SOURCE EXCERPT:
■ ■ ■ ■ ■

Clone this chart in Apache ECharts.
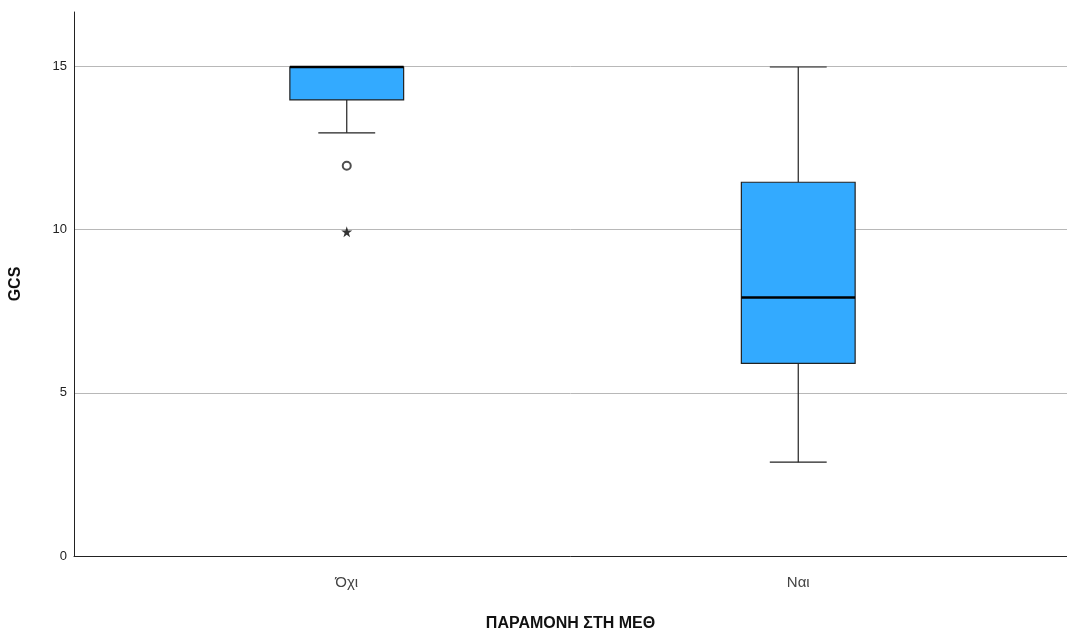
<!DOCTYPE html>
<html><head><meta charset="utf-8">
<script src="https://cdn.jsdelivr.net/npm/echarts@6/dist/echarts.min.js"></script>
<style>html,body{margin:0;padding:0;background:#fff}#c{width:1067px;height:637px}</style>
</head><body><div id="c"></div>
<script>
const categories = ['Όχι', 'Ναι'];
const lowWhisker = [13, 3];
const q1 = [14, 6];
const median = [15, 8];
const q3 = [15, 11.5];
const highWhisker = [15, 15];
const outliers = [[0, 12]];
const extremes = [[0, 10]];
const yMin = 0, yMax = 16.67, yInterval = 5;

const boxData = categories.map((c, i) => [i, lowWhisker[i], q1[i], median[i], q3[i], highWhisker[i]]);
const font = '"Liberation Sans", Arial, sans-serif';
const starPath = 'path://M50,0 L61,35 L98,35 L68,57 L79,91 L50,70 L21,91 L32,57 L2,35 L39,35 Z';

const chart = echarts.init(document.getElementById('c'));
chart.setOption({
  animation: false,
  backgroundColor: '#fff',
  grid: [
    {left: 71, right: 0, top: 12, bottom: 76},
    {left: 121, right: 43, top: 12, bottom: 76}
  ],
  xAxis: [
    {gridIndex: 0, type: 'value', min: 0, max: 1, axisLabel: {show: false}, axisTick: {show: false}, splitLine: {show: false},
     axisLine: {show: true, onZero: false, lineStyle: {color: '#222', width: 1}},
     name: 'ΠΑΡΑΜΟΝΗ ΣΤΗ ΜΕΘ', nameLocation: 'middle', nameGap: 60,
     nameTextStyle: {fontFamily: font, fontSize: 16, fontWeight: 'bold', color: '#111'}},
    {gridIndex: 1, type: 'category', data: categories, boundaryGap: true,
     axisLine: {show: false}, axisTick: {show: false}, splitLine: {show: false},
     axisLabel: {fontFamily: font, fontSize: 15, color: '#444', margin: 14}}
  ],
  yAxis: [
    {gridIndex: 0, type: 'value', min: yMin, max: yMax, interval: yInterval,
     axisLine: {show: true, lineStyle: {color: '#222', width: 1}}, axisTick: {show: false},
     axisLabel: {fontFamily: font, fontSize: 13, color: '#222', margin: 7, showMaxLabel: false,
       formatter: v => (v % yInterval === 0 ? String(v) : '')},
     splitLine: {show: true, showMaxLine: false, lineStyle: {color: '#b8b8b8', width: 1}},
     name: 'GCS', nameLocation: 'middle', nameGap: 50, nameRotate: 90,
     nameTextStyle: {fontFamily: font, fontSize: 16, fontWeight: 'bold', color: '#111'}},
    {gridIndex: 1, type: 'value', min: yMin, max: yMax, interval: yInterval, show: false}
  ],
  series: [
    {
      type: 'custom', xAxisIndex: 1, yAxisIndex: 1, data: boxData,
      encode: {x: 0, y: [1, 2, 3, 4, 5]},
      renderItem: function (params, api) {
        const idx = api.value(0);
        const band = api.size([1, 0])[0];
        const bw = band * 0.252;
        const cw = bw * 0.5;
        const pLow = api.coord([idx, api.value(1)]);
        const pQ1 = api.coord([idx, api.value(2)]);
        const pMed = api.coord([idx, api.value(3)]);
        const pQ3 = api.coord([idx, api.value(4)]);
        const pHigh = api.coord([idx, api.value(5)]);
        const x = pQ1[0];
        const ls = {stroke: '#222', lineWidth: 1.2};
        const children = [];
        if (pHigh[1] < pQ3[1] - 0.5) {
          children.push({type: 'line', shape: {x1: x, y1: pQ3[1], x2: x, y2: pHigh[1]}, style: ls});
          children.push({type: 'line', shape: {x1: x - cw / 2, y1: pHigh[1], x2: x + cw / 2, y2: pHigh[1]}, style: ls});
        }
        if (pLow[1] > pQ1[1] + 0.5) {
          children.push({type: 'line', shape: {x1: x, y1: pQ1[1], x2: x, y2: pLow[1]}, style: ls});
          children.push({type: 'line', shape: {x1: x - cw / 2, y1: pLow[1], x2: x + cw / 2, y2: pLow[1]}, style: ls});
        }
        children.push({type: 'rect', shape: {x: x - bw / 2, y: pQ3[1], width: bw, height: pQ1[1] - pQ3[1]},
          style: {fill: '#33aaff', stroke: '#222', lineWidth: 1.2}});
        children.push({type: 'line', shape: {x1: x - bw / 2, y1: pMed[1], x2: x + bw / 2, y2: pMed[1]},
          style: {stroke: '#000', lineWidth: 2.5}});
        return {type: 'group', children: children};
      },
      z: 3
    },
    {type: 'scatter', xAxisIndex: 1, yAxisIndex: 1, data: outliers, symbol: 'emptyCircle', symbolSize: 8,
     itemStyle: {color: '#222', borderColor: '#222', borderWidth: 1.8}, z: 4},
    {type: 'scatter', xAxisIndex: 1, yAxisIndex: 1, data: extremes, symbol: starPath, symbolSize: 11,
     itemStyle: {color: '#000'}, z: 4}
  ]
});
</script></body></html>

■ ■ ■ ■ ■

PROMPT: Skip every picture and return the lines above from the top through the one that contains "const starPath = 'path://M50,0".

RESPONSE FOR THIS EXERCISE:
Clone this chart in Apache ECharts.
<!DOCTYPE html>
<html><head><meta charset="utf-8">
<script src="https://cdn.jsdelivr.net/npm/echarts@6/dist/echarts.min.js"></script>
<style>html,body{margin:0;padding:0;background:#fff}#c{width:1067px;height:637px}</style>
</head><body><div id="c"></div>
<script>
const categories = ['Όχι', 'Ναι'];
const lowWhisker = [13, 3];
const q1 = [14, 6];
const median = [15, 8];
const q3 = [15, 11.5];
const highWhisker = [15, 15];
const outliers = [[0, 12]];
const extremes = [[0, 10]];
const yMin = 0, yMax = 16.67, yInterval = 5;

const boxData = categories.map((c, i) => [i, lowWhisker[i], q1[i], median[i], q3[i], highWhisker[i]]);
const font = '"Liberation Sans", Arial, sans-serif';
const starPath = 'path://M50,0 L61,35 L98,35 L68,57 L79,91 L50,70 L21,91 L32,57 L2,35 L39,35 Z';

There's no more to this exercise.